Getting back to the statement about the new Ninja 1000 somewhat blurring the line between full-on sport tourers and regular street bikes, the truth is the bike does not really reach into true sport touring territory. But it’s oh so close—and therein lays the heart of this story. As good as it is in its current form, it’s still lacking a few things for that to happen.
For example, the engine would need to run as smooth in the upper half of its rev range as it does in the first half. Relatively small stuff like cruise control, heated grips and ambient temperature display would do wonders during long distance stints, as would a real touring seat, which the nicely upgraded new seat still isn’t. All in all, it really wouldn’t take much to bring the Ninja 1000 from an improved and more practical version of the original to sort of a fast, fun and agile super lightweight sport tourer.

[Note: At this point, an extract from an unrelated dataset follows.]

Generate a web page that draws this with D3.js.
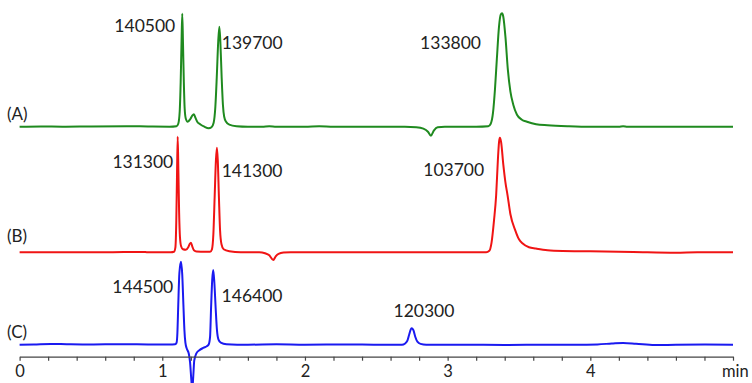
<!DOCTYPE html>
<html>
<head>
<meta charset="utf-8">
<script src="https://cdn.jsdelivr.net/npm/d3@7"></script>
<style>
  body { margin: 0; background: #fff; }
  svg { display: block; }
  text { font-family: Lato, "Open Sans", sans-serif; fill: #222; }
</style>
</head>
<body>
<svg id="chart" width="752" height="383"></svg>
<script>
// ----------------------
// data: [time (min), signal]
// ----------------------
const traceA = [
  [0, 0], [0.15, 0.3], [0.3, 0], [0.5, 0.3], [0.75, 0.5], [0.9, 0.2], [1.05, 0],
  [1.100, 0.5], [1.112, 3], [1.122, 15], [1.129, 45], [1.135, 85], [1.140, 113],
  [1.145, 85], [1.151, 45], [1.157, 18], [1.165, 8], [1.178, 5], [1.198, 8],
  [1.210, 11], [1.222, 12.5], [1.232, 9], [1.245, 5], [1.265, 2.5], [1.295, 0],
  [1.325, -1.5], [1.345, -0.5], [1.360, 4], [1.372, 20], [1.382, 50], [1.392, 85],
  [1.400, 100], [1.407, 85], [1.416, 50], [1.425, 22], [1.434, 10], [1.447, 5],
  [1.47, 2], [1.52, 0.5], [1.6, 0], [1.7, 0], [1.75, 0.5], [1.8, 0], [2.0, 0],
  [2.1, 0.4], [2.2, 0], [2.5, 0], [2.7, 0], [2.78, -0.5], [2.83, -2], [2.862, -5],
  [2.883, -9], [2.903, -4], [2.93, -0.5], [2.98, 0], [3.2, 0], [3.285, 0.5],
  [3.302, 3], [3.318, 14], [3.332, 38], [3.345, 68], [3.360, 100], [3.372, 112],
  [3.381, 113.4], [3.390, 110], [3.405, 90], [3.422, 57], [3.44, 35], [3.46, 22],
  [3.486, 12], [3.52, 7], [3.556, 5], [3.62, 2.5], [3.70, 1.5], [3.85, 0.5],
  [4.0, 0], [4.2, 0], [4.23, 0.5], [4.26, 0], [4.5, 0], [4.7, 0], [5.0, 0]
];

const traceB = [
  [0, 0], [0.3, 0], [0.6, 0], [0.86, 0.4], [0.9, 0], [1.06, 0], [1.082, 0.5],
  [1.092, 5], [1.098, 30], [1.103, 75], [1.108, 115.6], [1.113, 80], [1.118, 40],
  [1.124, 15], [1.132, 6], [1.145, 3], [1.165, 2.5], [1.182, 5], [1.193, 8.5],
  [1.201, 9.6], [1.210, 6], [1.222, 2], [1.24, 0.8], [1.3, 0.5], [1.335, 0.5],
  [1.348, 3], [1.358, 18], [1.367, 55], [1.376, 92], [1.383, 104.6], [1.389, 92],
  [1.397, 55], [1.405, 22], [1.415, 8], [1.43, 3], [1.47, 1], [1.55, 0], [1.68, 0],
  [1.72, -1], [1.75, -3], [1.778, -7.7], [1.795, -4], [1.815, -1.5], [1.85, -0.3],
  [1.9, 0], [2.5, 0], [3.0, 0], [3.27, 0], [3.292, 1.5], [3.308, 10], [3.325, 32],
  [3.340, 57], [3.352, 92], [3.360, 110], [3.366, 114.6], [3.375, 110], [3.390, 88],
  [3.405, 70], [3.420, 57], [3.44, 38], [3.474, 22], [3.5, 13], [3.526, 8.7],
  [3.57, 5], [3.619, 3.7], [3.7, 2], [3.806, 1.3], [4.0, 1], [4.3, 0.3],
  [4.6, -0.4], [4.75, 0], [5.0, 0]
];

const traceC = [
  [0, 0], [0.1, 0.3], [0.22, 0.8], [0.33, 0.5], [0.5, 0.2], [0.7, 0.5], [0.9, 0.3],
  [1.05, 0.2], [1.09, 0.5], [1.100, 2], [1.106, 12], [1.112, 40], [1.120, 72],
  [1.131, 83], [1.140, 70], [1.148, 40], [1.155, 15], [1.162, 2], [1.172, -4],
  [1.186, -9], [1.195, -18], [1.203, -34], [1.210, -45], [1.217, -32], [1.224, -16],
  [1.238, -9], [1.260, -5.5], [1.290, -3], [1.312, -1.5], [1.326, 0.5], [1.335, 8],
  [1.342, 37], [1.350, 65], [1.357, 74.7], [1.365, 62], [1.374, 37], [1.383, 15],
  [1.394, 5], [1.41, 2], [1.45, 0.5], [1.6, 0], [1.8, 0.4], [2.0, 0], [2.3, 0.3],
  [2.5, 0], [2.68, 0], [2.700, 1], [2.718, 4], [2.732, 11], [2.742, 15.5],
  [2.750, 16.4], [2.760, 14.5], [2.773, 8], [2.788, 3], [2.81, 0.8], [2.85, 0],
  [3.1, 0], [3.4, -0.3], [3.7, 0], [3.9, 0], [4.05, 0.3], [4.15, 1.2], [4.23, 1.8],
  [4.32, 1], [4.45, -0.4], [4.6, 0], [4.8, 0.2], [5.0, 0]
];

// peak retention times and the printed values
const peaksA = [1.140, 1.400, 3.381];
const valuesA = [140500, 139700, 133800];
const peaksB = [1.108, 1.383, 3.366];
const valuesB = [131300, 141300, 103700];
const peaksC = [1.131, 1.357, 2.750];
const valuesC = [144500, 146400, 120300];

const traceNames = ["(A)", "(B)", "(C)"];
const xTicks = [0, 0.2, 0.4, 0.6, 0.8, 1, 1.2, 1.4, 1.6, 1.8, 2, 2.2, 2.4, 2.6, 2.8,
                3, 3.2, 3.4, 3.6, 3.8, 4, 4.2, 4.4, 4.6, 4.8, 5];
const xTickLabels = [0, 1, 2, 3, 4];
const xUnit = "min";

// ----------------------
// layout
// ----------------------
const svg = d3.select("#chart");
const x = d3.scaleLinear().domain([0, 5]).range([19.6, 733]);
const axisY = 356.7;

// label placement relative to each peak: dx from peak x, baseline y in px
const traces = [
  { name: traceNames[0], data: traceA, peaks: peaksA, values: valuesA,
    color: "#1f8a1f", base: 126.7, nameY: 120,
    labels: [{ dx: -7, anchor: "end", y: 31.7 }, { dx: 2.4, anchor: "start", y: 49.3 },
             { dx: -21, anchor: "end", y: 49 }] },
  { name: traceNames[1], data: traceB, peaks: peaksB, values: valuesB,
    color: "#f01414", base: 252.3, nameY: 241.5,
    labels: [{ dx: -4.4, anchor: "end", y: 167.7 }, { dx: 4.7, anchor: "start", y: 177.3 },
             { dx: -15.7, anchor: "end", y: 175.7 }] },
  { name: traceNames[2], data: traceC, peaks: peaksC, values: valuesC,
    color: "#1a1af0", base: 344.7, nameY: 338.3,
    labels: [{ dx: -7.7, anchor: "end", y: 293.3 }, { dx: 8.4, anchor: "start", y: 301.7 },
             { dx: 12, anchor: "middle", y: 316.7 }] }
];

traces.forEach(tr => {
  const y = d3.scaleLinear().domain([0, 100]).range([tr.base, tr.base - 100]);

  const lineGen = d3.line()
    .x(d => x(d[0]))
    .y(d => y(d[1]))
    .curve(d3.curveMonotoneX);

  svg.append("path")
    .datum(tr.data)
    .attr("fill", "none")
    .attr("stroke", tr.color)
    .attr("stroke-width", 2)
    .attr("stroke-linejoin", "round")
    .attr("d", lineGen);

  svg.append("text")
    .attr("x", 7)
    .attr("y", tr.nameY)
    .attr("font-size", 17)
    .text(tr.name);

  tr.peaks.forEach((t, i) => {
    const lay = tr.labels[i];
    svg.append("text")
      .attr("x", x(t) + lay.dx)
      .attr("y", lay.y)
      .attr("text-anchor", lay.anchor)
      .attr("font-size", 17.5)
      .text(d3.format("d")(tr.values[i]));
  });
});

// ----------------------
// x axis
// ----------------------
const xAxis = d3.axisBottom(x)
  .tickValues(xTicks)
  .tickSize(4)
  .tickSizeOuter(0)
  .tickPadding(4.5)
  .tickFormat(d => xTickLabels.find(v => Math.abs(v - d) < 1e-6) !== undefined
    ? d3.format("d")(Math.round(d)) : "");

const axisG = svg.append("g")
  .attr("transform", `translate(0,${axisY})`)
  .call(xAxis);

axisG.select(".domain").attr("stroke", "#444").attr("stroke-width", 1.3);
axisG.selectAll(".tick line").attr("stroke", "#444").attr("stroke-width", 1.2);
axisG.selectAll(".tick text")
  .attr("font-family", "Lato, 'Open Sans', sans-serif")
  .attr("font-size", 16.5)
  .attr("fill", "#222");

svg.append("text")
  .attr("x", 722)
  .attr("y", 376.7)
  .attr("font-size", 16.5)
  .text(xUnit);
</script>
</body>
</html>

BREATHING IN THE MAGICAL PACIFIC coast air, absorbing the endless beauty of its sights, then pulling a long, effortless second-gear wheelie after trouncing through some twisties, I wasn’t just enjoying how wonderfully balanced and playful and versatile this motorcycle is, I could also literally taste what an absolutely unique machine the Ninja 1000 could be with some relatively minor tweaks. A touring version equipped with just the few items listed above could do the trick. All of which doesn’t mean the 2014 bike is in any way disappointing. On the contrary: all I’m saying is that it’s just shy a few upgrades to achieve greatness and game changing status.